In the dual role of Region 5 Director for the ABPA and the Vice President of the CBPA I can say that I have been very busy lately…, but as an industry professional in the great state of Colorado I can tell you that I have been REALLY, REALLY busy over the past several months. In fact, I thought about just writing,…All work and no play, makes Jack a dull boy. All work and no play, makes Jack a dull boy. All work and no play, makes Jack a dull boy…. OK, I think you get the point especially if you know your Stephen King. We have all been incredibly busy. Most of you are aware that due to recent CDPH&E Regulation (and Policy and Guidance) changes we have all been running our tails off trying to keep up, testers and purveyors alike. It has been (and will continue to be) a lot of work but we should remember that as we continue to strengthen cross connection control in our distribution systems across the state, we will GREATLY lessen the potential impacts of backflow incidents. There is one concern I have regarding recent changes, but I’ll get to that in a minute.
I had the privilege to speak at the ABPA National Conference in April in San Antonio, Texas. Gathered at this meeting were a wide variety of industry professionals from all over our country and even a few regulators from Canada and Australia. I sat on a panel with these and other regulators and spoke about regulatory challenges. I spoke as well to nearly a hundred professionals regarding the state of the recent regulation changes in Colorado and challenges we are facing here.
A month or so before the conference a large-scale backflow contamination incident was reported in the city of Corpus Christi, Texas. According to reports, an asphalt manufacturing company contaminated the city distribution lines with Indulin AA-86 and hydrochloric acid. Texas DEQ declined to comment at the time and we anxiously await more information. That incident was I believe the 4th or 5th water advisory that Corpus Christi has had within 2 years and not the only one attributed to backflow.
My point is that incidents happen and more happen than we get to hear about. Actual and potential threats from cross connections exist and will continue to cause incidents. My concern is that in our mad rush to keep up with the state changes both as testers and regulators, it is easy to lose sight of the bottom-line, which is that we MUST keep water quality as our number one priority. While we focus our minds and efforts on filling databases and meeting compliance ratios, we risk commoditizing the entire industry. Understanding and education can be marginalized as we chase the almighty dollar or avoid a violation.

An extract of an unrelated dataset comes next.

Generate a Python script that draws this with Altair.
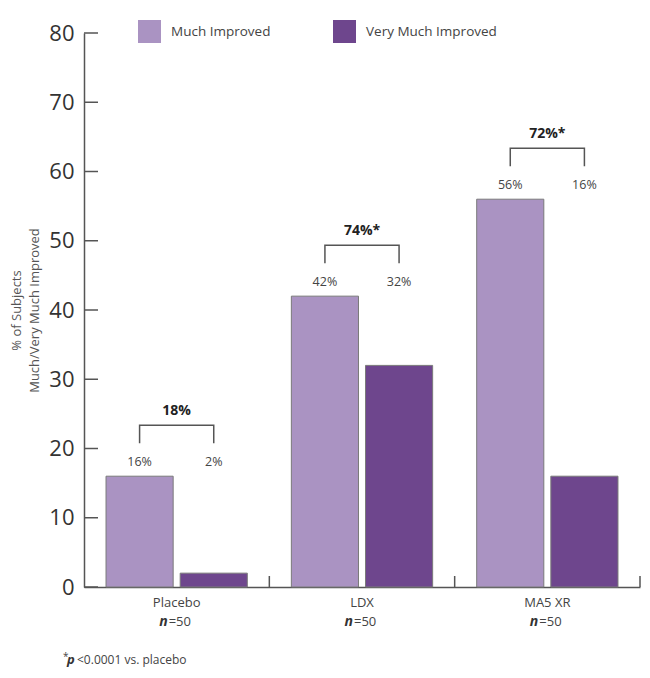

I have heard a number of worrisome things on the “ground level” and have noticed an overall lack of interest in confronting some of these problems. The article on drive-by testing in this issue (of the CBPA Newsletter. Article to be published here soon.) is only one example. I urge everyone in the industry in this state to become more involved in organizations such as this one and continue pushing for education and competency. Only by placing value on education will we continue to keep water quality as our number one priority and maintain the integrity of our industry.